Through Christ. Alone.
However, thankfully the Gospel transcends these societal struggles. We all desire to see the end of racism in our lifetime. We all wish to see the end of misogyny(noir) in our lifetime. We all hope to see the end of all injustices in our lifetime. There is one way in which we will be able to see such a reformative transformation in the history of mankind. And that way is through Christ. Alone.
In John 4, Jesus demonstrates the perfect example of restoring justice on a micro-level when He converses with the depraved Samaritan woman at the well, who is a social pariah in her community. Being a social outcast in the same way that dark-skinned black women have been relegated to, as a double minority in society, we see Jesus choose to engage with her and meet her at a time when no-one else would. At that moment, Jesus not only shows Himself to be an advocate for the oppressed woman but by acknowledging and respecting her as a woman made in the Imago Dei (God’s image and likeness). Despite the social and moral stigma attached to her past and her identity, He proves to do more to support the cause of the marginalized woman than a lot of us would do in the 21st century.

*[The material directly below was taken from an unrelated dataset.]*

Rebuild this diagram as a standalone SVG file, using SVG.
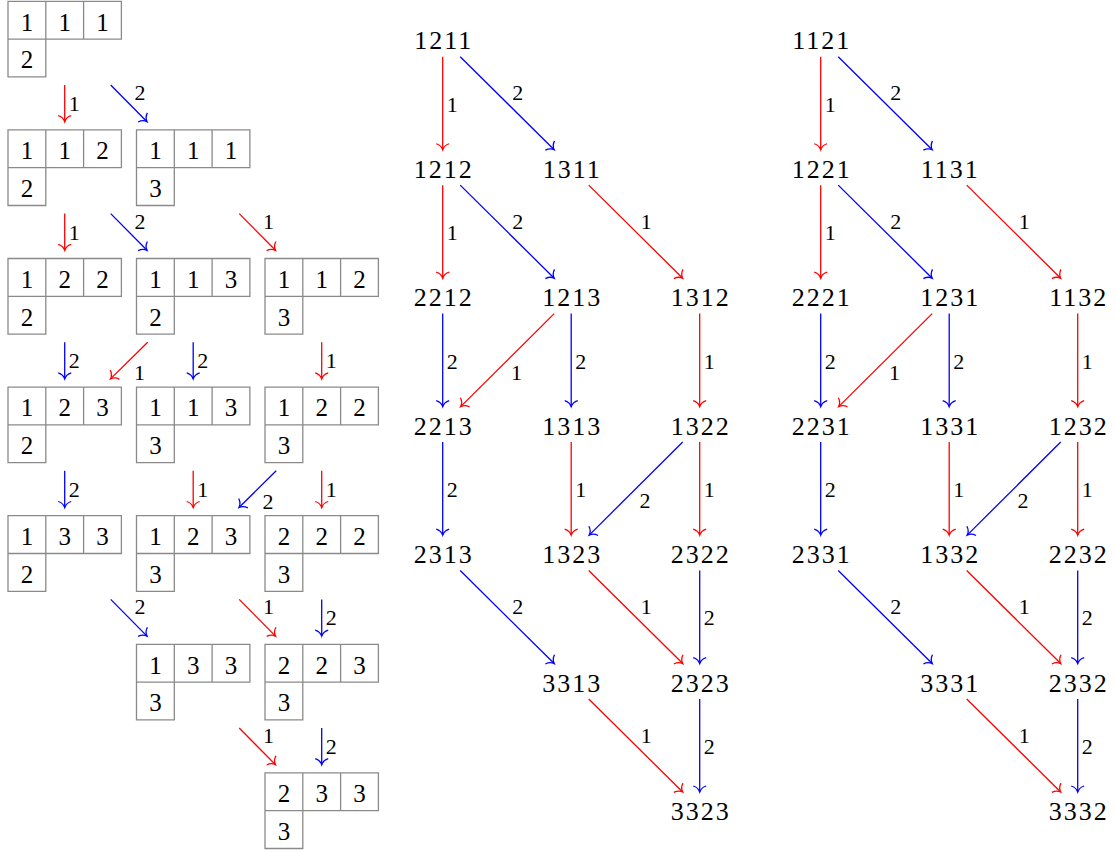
<svg xmlns="http://www.w3.org/2000/svg" width="1116" height="853" viewBox="0 0 1116 853">
<style>
.w{font-family:"Liberation Serif",serif;font-size:26px;letter-spacing:2px;text-anchor:middle;fill:#000}
.d{font-family:"Liberation Serif",serif;font-size:25px;text-anchor:middle;fill:#000}
.l{font-family:"Liberation Serif",serif;font-size:22px;text-anchor:middle;fill:#000}
.r{stroke:#ff0000;stroke-width:1.3;fill:none;marker-end:url(#ar)}
.b{stroke:#0000ff;stroke-width:1.3;fill:none;marker-end:url(#ab)}
.f{stroke:#8a8a8a;stroke-width:1.3;fill:none}
</style>
<defs>
<marker id="ar" markerUnits="userSpaceOnUse" markerWidth="20" markerHeight="20" viewBox="-10 -10 20 20" refX="0" refY="0" orient="auto" overflow="visible"><path d="M-6,-6.5 Q-4.5,-1.5 0,0 Q-4.5,1.5 -6,6.5" fill="none" stroke="#ff0000" stroke-width="1.3"/></marker>
<marker id="ab" markerUnits="userSpaceOnUse" markerWidth="20" markerHeight="20" viewBox="-10 -10 20 20" refX="0" refY="0" orient="auto" overflow="visible"><path d="M-6,-6.5 Q-4.5,-1.5 0,0 Q-4.5,1.5 -6,6.5" fill="none" stroke="#0000ff" stroke-width="1.3"/></marker>
<path id="frame" class="f" d="M0,0 H113.4 V37.8 H0 Z M37.8,0 V75.6 H0 V37.8 M75.6,0 V37.8"/>
</defs>
<rect width="1116" height="853" fill="#fff"/>

<g id="t_111_2" transform="translate(8,1.3)"><use href="#frame"/><text class="d" x="18.9" y="29.4">1</text><text class="d" x="56.7" y="29.4">1</text><text class="d" x="94.5" y="29.4">1</text><text class="d" x="18.9" y="67.2">2</text></g>
<g id="t_112_2" transform="translate(8,129.9)"><use href="#frame"/><text class="d" x="18.9" y="29.4">1</text><text class="d" x="56.7" y="29.4">1</text><text class="d" x="94.5" y="29.4">2</text><text class="d" x="18.9" y="67.2">2</text></g>
<g id="t_111_3" transform="translate(136.5,129.9)"><use href="#frame"/><text class="d" x="18.9" y="29.4">1</text><text class="d" x="56.7" y="29.4">1</text><text class="d" x="94.5" y="29.4">1</text><text class="d" x="18.9" y="67.2">3</text></g>
<g id="t_122_2" transform="translate(8,258.5)"><use href="#frame"/><text class="d" x="18.9" y="29.4">1</text><text class="d" x="56.7" y="29.4">2</text><text class="d" x="94.5" y="29.4">2</text><text class="d" x="18.9" y="67.2">2</text></g>
<g id="t_113_2" transform="translate(136.5,258.5)"><use href="#frame"/><text class="d" x="18.9" y="29.4">1</text><text class="d" x="56.7" y="29.4">1</text><text class="d" x="94.5" y="29.4">3</text><text class="d" x="18.9" y="67.2">2</text></g>
<g id="t_112_3" transform="translate(265,258.5)"><use href="#frame"/><text class="d" x="18.9" y="29.4">1</text><text class="d" x="56.7" y="29.4">1</text><text class="d" x="94.5" y="29.4">2</text><text class="d" x="18.9" y="67.2">3</text></g>
<g id="t_123_2" transform="translate(8,387.1)"><use href="#frame"/><text class="d" x="18.9" y="29.4">1</text><text class="d" x="56.7" y="29.4">2</text><text class="d" x="94.5" y="29.4">3</text><text class="d" x="18.9" y="67.2">2</text></g>
<g id="t_113_3" transform="translate(136.5,387.1)"><use href="#frame"/><text class="d" x="18.9" y="29.4">1</text><text class="d" x="56.7" y="29.4">1</text><text class="d" x="94.5" y="29.4">3</text><text class="d" x="18.9" y="67.2">3</text></g>
<g id="t_122_3" transform="translate(265,387.1)"><use href="#frame"/><text class="d" x="18.9" y="29.4">1</text><text class="d" x="56.7" y="29.4">2</text><text class="d" x="94.5" y="29.4">2</text><text class="d" x="18.9" y="67.2">3</text></g>
<g id="t_133_2" transform="translate(8,515.7)"><use href="#frame"/><text class="d" x="18.9" y="29.4">1</text><text class="d" x="56.7" y="29.4">3</text><text class="d" x="94.5" y="29.4">3</text><text class="d" x="18.9" y="67.2">2</text></g>
<g id="t_123_3" transform="translate(136.5,515.7)"><use href="#frame"/><text class="d" x="18.9" y="29.4">1</text><text class="d" x="56.7" y="29.4">2</text><text class="d" x="94.5" y="29.4">3</text><text class="d" x="18.9" y="67.2">3</text></g>
<g id="t_222_3" transform="translate(265,515.7)"><use href="#frame"/><text class="d" x="18.9" y="29.4">2</text><text class="d" x="56.7" y="29.4">2</text><text class="d" x="94.5" y="29.4">2</text><text class="d" x="18.9" y="67.2">3</text></g>
<g id="t_133_3" transform="translate(136.5,644.3)"><use href="#frame"/><text class="d" x="18.9" y="29.4">1</text><text class="d" x="56.7" y="29.4">3</text><text class="d" x="94.5" y="29.4">3</text><text class="d" x="18.9" y="67.2">3</text></g>
<g id="t_223_3" transform="translate(265,644.3)"><use href="#frame"/><text class="d" x="18.9" y="29.4">2</text><text class="d" x="56.7" y="29.4">2</text><text class="d" x="94.5" y="29.4">3</text><text class="d" x="18.9" y="67.2">3</text></g>
<g id="t_233_3" transform="translate(265,772.9)"><use href="#frame"/><text class="d" x="18.9" y="29.4">2</text><text class="d" x="56.7" y="29.4">3</text><text class="d" x="94.5" y="29.4">3</text><text class="d" x="18.9" y="67.2">3</text></g>

<g id="tableau-connectors">
<path class="r" d="M64.7,85 V121.7"/><text class="l" x="74.2" y="111">1</text>
<path class="b" d="M110.7,85 L147,121.7"/><text class="l" x="139.9" y="100">2</text>
<path class="r" d="M64.7,213.6 V250.3"/><text class="l" x="74.2" y="239.6">1</text>
<path class="b" d="M110.7,213.6 L147,250.3"/><text class="l" x="139.9" y="228.6">2</text>
<path class="r" d="M239.2,213.6 L275.5,250.3"/><text class="l" x="268.4" y="228.6">1</text>
<path class="b" d="M64.7,342.2 V378.9"/><text class="l" x="74.2" y="368.2">2</text>
<path class="r" d="M147.7,342.2 L110.5,378.9"/><text class="l" x="139.4" y="380.1">1</text>
<path class="b" d="M193.2,342.2 V378.9"/><text class="l" x="202.7" y="368.2">2</text>
<path class="r" d="M321.7,342.2 V378.9"/><text class="l" x="331.2" y="368.2">1</text>
<path class="b" d="M64.7,470.8 V507.5"/><text class="l" x="74.2" y="496.8">2</text>
<path class="r" d="M193.2,470.8 V507.5"/><text class="l" x="202.7" y="496.8">1</text>
<path class="b" d="M276.2,470.8 L239,507.5"/><text class="l" x="267.9" y="508.9">2</text>
<path class="r" d="M321.7,470.8 V507.5"/><text class="l" x="331.2" y="496.8">1</text>
<path class="b" d="M110.7,599.4 L147,636.1"/><text class="l" x="139.9" y="614.4">2</text>
<path class="r" d="M239.2,599.4 L275.5,636.1"/><text class="l" x="268.4" y="614.4">1</text>
<path class="b" d="M321.7,599.4 V636.1"/><text class="l" x="331.2" y="625.4">2</text>
<path class="r" d="M239.2,728 L275.5,764.7"/><text class="l" x="268.4" y="743">1</text>
<path class="b" d="M321.7,728 V764.7"/><text class="l" x="331.2" y="754">2</text>
</g>

<g id="n1211"><text class="w" x="443.7" y="49.3">1211</text></g>
<g id="n1212"><text class="w" x="443.7" y="177.75">1212</text></g>
<g id="n1311"><text class="w" x="572.2" y="177.75">1311</text></g>
<g id="n2212"><text class="w" x="443.7" y="306.2">2212</text></g>
<g id="n1213"><text class="w" x="572.2" y="306.2">1213</text></g>
<g id="n1312"><text class="w" x="700.7" y="306.2">1312</text></g>
<g id="n2213"><text class="w" x="443.7" y="434.65">2213</text></g>
<g id="n1313"><text class="w" x="572.2" y="434.65">1313</text></g>
<g id="n1322"><text class="w" x="700.7" y="434.65">1322</text></g>
<g id="n2313"><text class="w" x="443.7" y="563.1">2313</text></g>
<g id="n1323"><text class="w" x="572.2" y="563.1">1323</text></g>
<g id="n2322"><text class="w" x="700.7" y="563.1">2322</text></g>
<g id="n3313"><text class="w" x="572.2" y="691.55">3313</text></g>
<g id="n2323"><text class="w" x="700.7" y="691.55">2323</text></g>
<g id="n3323"><text class="w" x="700.7" y="820">3323</text></g>

<g id="n1121"><text class="w" x="821.7" y="49.3">1121</text></g>
<g id="n1221"><text class="w" x="821.7" y="177.75">1221</text></g>
<g id="n1131"><text class="w" x="950.2" y="177.75">1131</text></g>
<g id="n2221"><text class="w" x="821.7" y="306.2">2221</text></g>
<g id="n1231"><text class="w" x="950.2" y="306.2">1231</text></g>
<g id="n1132"><text class="w" x="1078.7" y="306.2">1132</text></g>
<g id="n2231"><text class="w" x="821.7" y="434.65">2231</text></g>
<g id="n1331"><text class="w" x="950.2" y="434.65">1331</text></g>
<g id="n1232"><text class="w" x="1078.7" y="434.65">1232</text></g>
<g id="n2331"><text class="w" x="821.7" y="563.1">2331</text></g>
<g id="n1332"><text class="w" x="950.2" y="563.1">1332</text></g>
<g id="n2232"><text class="w" x="1078.7" y="563.1">2232</text></g>
<g id="n3331"><text class="w" x="950.2" y="691.55">3331</text></g>
<g id="n2332"><text class="w" x="1078.7" y="691.55">2332</text></g>
<g id="n3332"><text class="w" x="1078.7" y="820">3332</text></g>

<g id="connectors">
<g id="middle-connectors">
<path class="r" d="M442.7,56.7 V149.75"/><text class="l" x="452.2" y="111.6">1</text>
<path class="b" d="M460.2,56.7 L554.2,149.75"/><text class="l" x="517.7" y="100.2">2</text>
<path class="r" d="M442.7,185.15 V278.2"/><text class="l" x="452.2" y="240.1">1</text>
<path class="b" d="M460.2,185.15 L554.2,278.2"/><text class="l" x="517.7" y="228.7">2</text>
<path class="r" d="M588.7,185.15 L682.7,278.2"/><text class="l" x="646.2" y="228.7">1</text>
<path class="b" d="M442.7,313.6 V406.65"/><text class="l" x="452.2" y="368.5">2</text>
<path class="r" d="M554.2,313.6 L460.7,406.65"/><text class="l" x="516.5" y="379.6">1</text>
<path class="b" d="M571.2,313.6 V406.65"/><text class="l" x="580.7" y="368.5">2</text>
<path class="r" d="M699.7,313.6 V406.65"/><text class="l" x="709.2" y="368.5">1</text>
<path class="b" d="M442.7,442.05 V535.1"/><text class="l" x="452.2" y="497">2</text>
<path class="r" d="M571.2,442.05 V535.1"/><text class="l" x="580.7" y="497">1</text>
<path class="b" d="M682.7,442.05 L589.2,535.1"/><text class="l" x="645" y="508.1">2</text>
<path class="r" d="M699.7,442.05 V535.1"/><text class="l" x="709.2" y="497">1</text>
<path class="b" d="M460.2,570.5 L554.2,663.55"/><text class="l" x="517.7" y="614">2</text>
<path class="r" d="M588.7,570.5 L682.7,663.55"/><text class="l" x="646.2" y="614">1</text>
<path class="b" d="M699.7,570.5 V663.55"/><text class="l" x="709.2" y="625.4">2</text>
<path class="r" d="M588.7,698.95 L682.7,792"/><text class="l" x="646.2" y="742.5">1</text>
<path class="b" d="M699.7,698.95 V792"/><text class="l" x="709.2" y="753.9">2</text>
</g>
<g id="right-connectors" transform="translate(378,0)">
<path class="r" d="M442.7,56.7 V149.75"/><text class="l" x="452.2" y="111.6">1</text>
<path class="b" d="M460.2,56.7 L554.2,149.75"/><text class="l" x="517.7" y="100.2">2</text>
<path class="r" d="M442.7,185.15 V278.2"/><text class="l" x="452.2" y="240.1">1</text>
<path class="b" d="M460.2,185.15 L554.2,278.2"/><text class="l" x="517.7" y="228.7">2</text>
<path class="r" d="M588.7,185.15 L682.7,278.2"/><text class="l" x="646.2" y="228.7">1</text>
<path class="b" d="M442.7,313.6 V406.65"/><text class="l" x="452.2" y="368.5">2</text>
<path class="r" d="M554.2,313.6 L460.7,406.65"/><text class="l" x="516.5" y="379.6">1</text>
<path class="b" d="M571.2,313.6 V406.65"/><text class="l" x="580.7" y="368.5">2</text>
<path class="r" d="M699.7,313.6 V406.65"/><text class="l" x="709.2" y="368.5">1</text>
<path class="b" d="M442.7,442.05 V535.1"/><text class="l" x="452.2" y="497">2</text>
<path class="r" d="M571.2,442.05 V535.1"/><text class="l" x="580.7" y="497">1</text>
<path class="b" d="M682.7,442.05 L589.2,535.1"/><text class="l" x="645" y="508.1">2</text>
<path class="r" d="M699.7,442.05 V535.1"/><text class="l" x="709.2" y="497">1</text>
<path class="b" d="M460.2,570.5 L554.2,663.55"/><text class="l" x="517.7" y="614">2</text>
<path class="r" d="M588.7,570.5 L682.7,663.55"/><text class="l" x="646.2" y="614">1</text>
<path class="b" d="M699.7,570.5 V663.55"/><text class="l" x="709.2" y="625.4">2</text>
<path class="r" d="M588.7,698.95 L682.7,792"/><text class="l" x="646.2" y="742.5">1</text>
<path class="b" d="M699.7,698.95 V792"/><text class="l" x="709.2" y="753.9">2</text>
</g>
</g>
</svg>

However, this is simply microcosmic in terms of how He is the author of perfect justice in our humanity. Unlike us, who are only physically capable of restoring justice to a certain measure, Christ is able to provide total reformative justice by transforming one place that the whole of humanity is unable to reach. The heart. Although the Samaritan woman has been sinned against by the unjust treatment of her society, she, herself is a sinner and has made mistakes in her past. As we all have. The Bible tells us in Romans 3:23 – ‘all have sinned and have fallen short of the glory of God.’ We have all fallen short, and that makes us, as well as the Samaritan woman, perfect candidates for a Redeemer. We all need Jesus to give us His ‘living water’ (John 4:10). The living water that Jesus describes here, symbolises the work of the Holy Spirit which is applied in our hearts because of His redemptive work, His death on the cross and resurrection. This work in our hearts both completely satisfies our needs as well as gives us new desires, and pure motives to live by.
It is not just the police who kill our black men and women or the men in our society who endanger and abuse and sexually assault our women, who are in need of Jesus to give them new hearts, new desires and new motives; it’s all of us who need a redemptive transformation. None of us are innocent. We have all lied, stolen, decided to mind our own business or failed to act, and in some shape or form contributed in various measures to the injustice we see in our society, whether big or small. We have all sinned at some point in our lives because we are inherently wired to break the perfect commandments and moral principles, designed by God, making us sinful by nature.
Until the whole of humanity comes to accept their need for Jesus and His ‘Living Water’ to change their hearts, the world will not witness the complete reformative justice that it longs to see. As Christians, our job is to cling to this truth and ardently preach the Gospel of God’s redemptive power through Christ alone. Until Jesus returns and complete justice is restored, let us not waver in our faith but encourage ourselves and others with the Gospel in the face of the injustices that we see.